::: DATA EXTRACT :::

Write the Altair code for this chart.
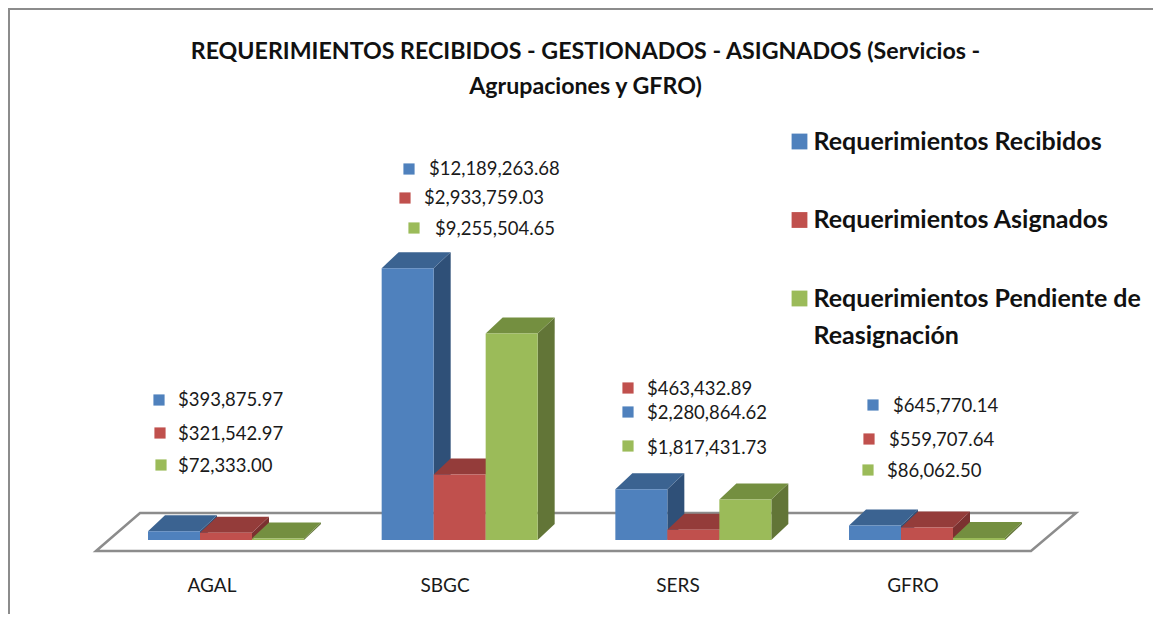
import altair as alt
import pandas as pd

# ---- values
categories = ["AGAL", "SBGC", "SERS", "GFRO"]
series = ["Requerimientos Recibidos", "Requerimientos Asignados", "Requerimientos Pendiente de Reasignación"]
recibidos = [393875.97, 12189263.68, 2280864.62, 645770.14]
asignados = [321542.97, 2933759.03, 463432.89, 559707.64]
pendiente = [72333.00, 9255504.65, 1817431.73, 86062.50]
title_lines = ["REQUERIMIENTOS RECIBIDOS - GESTIONADOS - ASIGNADOS (Servicios -", "Agrupaciones  y GFRO)"]

# ---- styles
front = ["#4F81BD", "#C0504D", "#9BBB59"]
top_c = ["#3B6391", "#943C3A", "#748F40"]
side_c = ["#2F5078", "#7B3130", "#627537"]
FONT = "Lato"
W, H = 1145, 606
PX_PER_M = 22.3
BASE = 540            # page pixel of value 0


def v(py):
    return (BASE - py) / PX_PER_M * 1e6


def dv(dy):
    return dy / PX_PER_M * 1e6


series_vals = [recibidos, asignados, pendiente]
START, STEP, BW, DX, DY = 148, 233.67, 52, 17, 16

fronts, tops, sides = [], [], []
for si, s in enumerate(series):
    for ci, c in enumerate(categories):
        val = series_vals[si][ci]
        x0 = START + STEP * ci + BW * si
        x1 = x0 + BW
        fronts.append(dict(s=s, c=c, x=x0, x2=x1, y=val, y2=0))
        d = dv(DY)
        tops += [
            dict(s=s, c=c, x=x0, y=val, y2=val),
            dict(s=s, c=c, x=x0 + DX, y=val + d, y2=val),
            dict(s=s, c=c, x=x1, y=val + d, y2=val),
            dict(s=s, c=c, x=x1 + DX, y=val + d, y2=val + d),
        ]
        sides += [
            dict(s=s, c=c, x=x1, y=val, y2=0),
            dict(s=s, c=c, x=x1 + DX, y=val + d, y2=d),
        ]
fronts, tops, sides = map(pd.DataFrame, (fronts, tops, sides))

floor = pd.DataFrame([
    dict(x=96, y=v(551), y2=v(551)),
    dict(x=140, y=v(513), y2=v(551)),
    dict(x=1031, y=v(513), y2=v(551)),
    dict(x=1076, y=v(513), y2=v(513)),
])

# ---- placement of the free floating data labels: (marker x, marker y, text x, text y)
label_place = [
    [(159, 400, 178, 400), (160, 433, 178, 434), (161, 465, 178, 466)],
    [(409, 169, 429, 169), (405, 198, 424, 198), (414, 228, 435, 229)],
    [(628, 412, 647, 413), (628, 388, 647, 389), (628, 446, 647, 448)],
    [(873, 405, 893, 406), (869, 439, 889, 440), (868, 470, 887, 471)],
]
rows = []
for ci, c in enumerate(categories):
    for si, s in enumerate(series):
        mx, my, tx, ty = label_place[ci][si]
        rows.append(dict(s=s, c=c, value=series_vals[si][ci], mx=mx, my=v(my), tx=tx, ty=v(ty)))
labels = pd.DataFrame(rows)

cat_place = [212, 445, 678, 913]
cat_labels = pd.DataFrame({"c": categories, "x": cat_place, "y": [v(586)] * 4})

xs = alt.Scale(domain=[8, 8 + W], range=[0, W], nice=False, zero=False)
ys = alt.Scale(domain=[v(8 + H), v(8)], range=[H, 0], nice=False, zero=False)
color = alt.Scale(domain=series, range=front)
X = lambda f="x": alt.X(f"{f}:Q", scale=xs, axis=None)
Y = lambda f="y": alt.Y(f"{f}:Q", scale=ys, axis=None)

layers = [
    alt.Chart(floor).mark_area(fill="white", stroke="#8C8C8C", strokeWidth=2.5, opacity=1).encode(
        x=X(), y=Y(), y2="y2:Q"),
]
for si, s in enumerate(series):
    layers.append(alt.Chart(sides[sides.s == s]).mark_area(color=side_c[si], opacity=1).encode(
        x=X(), y=Y(), y2="y2:Q", detail="c:N"))
    layers.append(alt.Chart(tops[tops.s == s]).mark_area(color=top_c[si], opacity=1).encode(
        x=X(), y=Y(), y2="y2:Q", detail="c:N"))
    layers.append(alt.Chart(fronts[fronts.s == s]).mark_rect().encode(
        x=X(), x2="x2:Q", y=Y(), y2="y2:Q",
        color=alt.Color("s:N", scale=color, legend=alt.Legend(
            title=None, orient="none", legendX=779, legendY=121, symbolType="square",
            symbolSize=250, symbolStrokeWidth=0, labelFont=FONT, labelFontSize=25, labelFontWeight="bold",
            labelColor="#111", labelLimit=400, rowPadding=52.5, labelOffset=1.5,
            labelExpr="datum.label == 'Requerimientos Pendiente de Reasignación' ? ['Requerimientos Pendiente de', 'Reasignación'] : datum.label",
        ))))

layers.append(alt.Chart(labels).mark_square(size=125, opacity=1).encode(
    x=X("mx"), y=Y("my"), color=alt.Color("s:N", scale=color, legend=None)))
layers.append(alt.Chart(labels).mark_text(align="left", baseline="middle", font=FONT, fontSize=18.5, color="#1a1a1a").encode(
    x=X("tx"), y=Y("ty"), text=alt.Text("value:Q", format="$,.2f")))
layers.append(alt.Chart(cat_labels).mark_text(align="center", baseline="middle", font=FONT, fontSize=19, color="#1a1a1a").encode(
    x=X(), y=Y(), text="c:N"))

frame_color = "#8C8C8C"
layers.append(alt.Chart(pd.DataFrame({"a": [0]})).mark_rule(color=frame_color, strokeWidth=2).encode(
    x=alt.value(0), x2=alt.value(W), y=alt.value(1)))
layers.append(alt.Chart(pd.DataFrame({"a": [0]})).mark_rule(color=frame_color, strokeWidth=2).encode(
    x=alt.value(1), y=alt.value(0), y2=alt.value(H)))

chart = alt.layer(*layers).properties(
    width=W, height=H, padding=0, autosize=alt.AutoSizeParams(type="none"),
    title=alt.TitleParams(text=title_lines, anchor="middle", font=FONT, fontSize=23.2, fontWeight="bold",
                          color="#111", lineHeight=35, dy=96, dx=5),
).configure_view(stroke=None).configure(style={"guide-label": {"lineHeight": 37}})

chart.save("out.html", embed_options={"renderer": "svg", "actions": False})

:::

WHAT THE TASK ASKS: Extract the lines exactly, please: the first line of the listing, the line with "RECIBIDOS - GESTIONADOS", and every line between them, but no pictures.

RESULT FOR THIS EXERCISE:
Write the Altair code for this chart.
import altair as alt
import pandas as pd

# ---- values
categories = ["AGAL", "SBGC", "SERS", "GFRO"]
series = ["Requerimientos Recibidos", "Requerimientos Asignados", "Requerimientos Pendiente de Reasignación"]
recibidos = [393875.97, 12189263.68, 2280864.62, 645770.14]
asignados = [321542.97, 2933759.03, 463432.89, 559707.64]
pendiente = [72333.00, 9255504.65, 1817431.73, 86062.50]
title_lines = ["REQUERIMIENTOS RECIBIDOS - GESTIONADOS - ASIGNADOS (Servicios -", "Agrupaciones  y GFRO)"]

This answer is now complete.